SMART goals can be helpful, but they aren’t the be-all end-all of goal setting. By giving the explicit advice to “make all goals achievable,” this could imply that our goals need to be supported by the skillset we already possess. Although setting achievable goals is important, it’s also important to explore goals that will challenge us and require the development of new tools.
As we move into Q1 we move into the business season of Performance Reviews and Goal Setting. This season provides a timely opportunity for leaders to provide feedback to their team members, and for everyone to look back on their goals from the previous year and think about their goals for the current year. This isn’t to say that goals shouldn’t be flexible and constantly reevaluated, but the turning of the decade does provide good motivation for reflecting and planning.
Along with personal goal setting comes interpersonal feedback. In order to set goals for ourselves, we need to communicate with and learn from people who are (hopefully) skilled at evaluating our progress and whose insight can assist us as we map out our vision for the current year. Feedback sessions help create measurable clarity around outcomes that ground a conversation between the employee and the manager.
Feedback needs to be delivered in an agreed upon context. That is, managerial feedback should not be a surprise to the employee on the receiving end. If the feedback session is framed within the business objectives of the company and is anchored in a common framework, then both employee and manager can start from and build upon the same foundation.
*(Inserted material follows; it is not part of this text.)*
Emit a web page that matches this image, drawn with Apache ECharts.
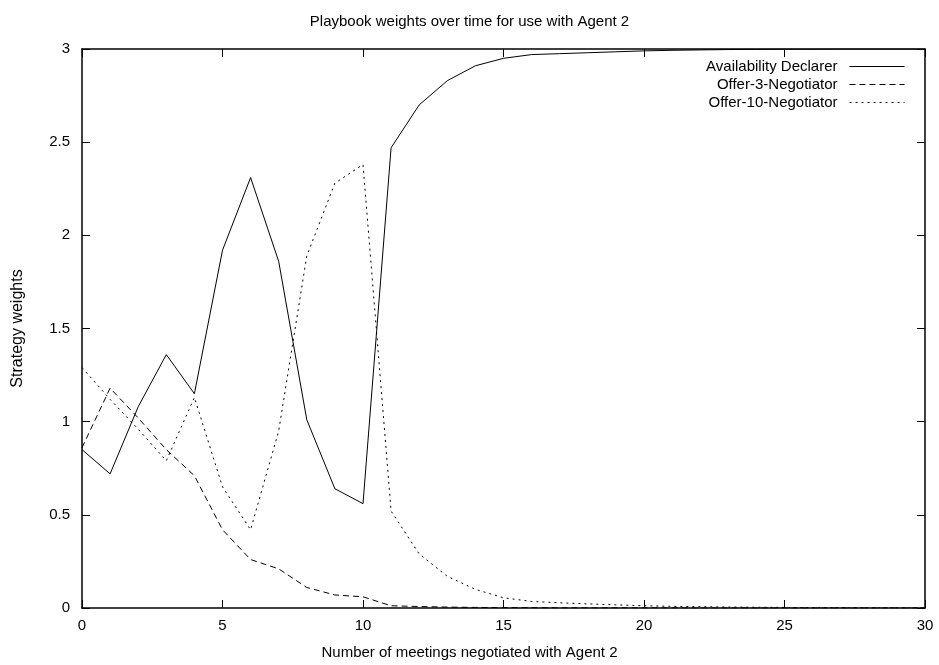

When giving feedback, it is important to remember that it should never be one-sided. Allow the feedback session to adapt the form of a dialogue, regardless of how you choose to structure it. Consciously and actively listening to the employee will allow for deeper collaboration and understanding.
Identifying areas for improvement is crucial in any feedback session, but just as important is collaborating to find actionable ways to improve. An employee can either walk away from a tough feedback session with a feeling of defeat or a feeling of empowerment. The same feedback could have been provided in both sessions, but simply providing tools and talking about paths towards improvement will put the power in the employee’s hands and help them identify their next steps.
Feedback is best received when formatted around accredited data. Avoid phrases like “some people feel that you…” or “I personally think you…”, and instead present fair, evidence-based, transparent data to employees. This helps to remove any bias, as well as any feelings of being personally attacked on the employee’s end.
By learning your employee’s feedback style, you will be able to more quickly connect with them and deliver more personalized feedback. Learning more about the individual helps to give feedback more depth, and power. Not everyone receives feedback in the same way. Learning your employee’s individual language can help you structure feedback that will resonate with them. When managers are able to engage their employees in feedback sessions that simply go a bit deeper than surface level, this creates a healthy environment of trust where healthy employee-manager relationships are the norm.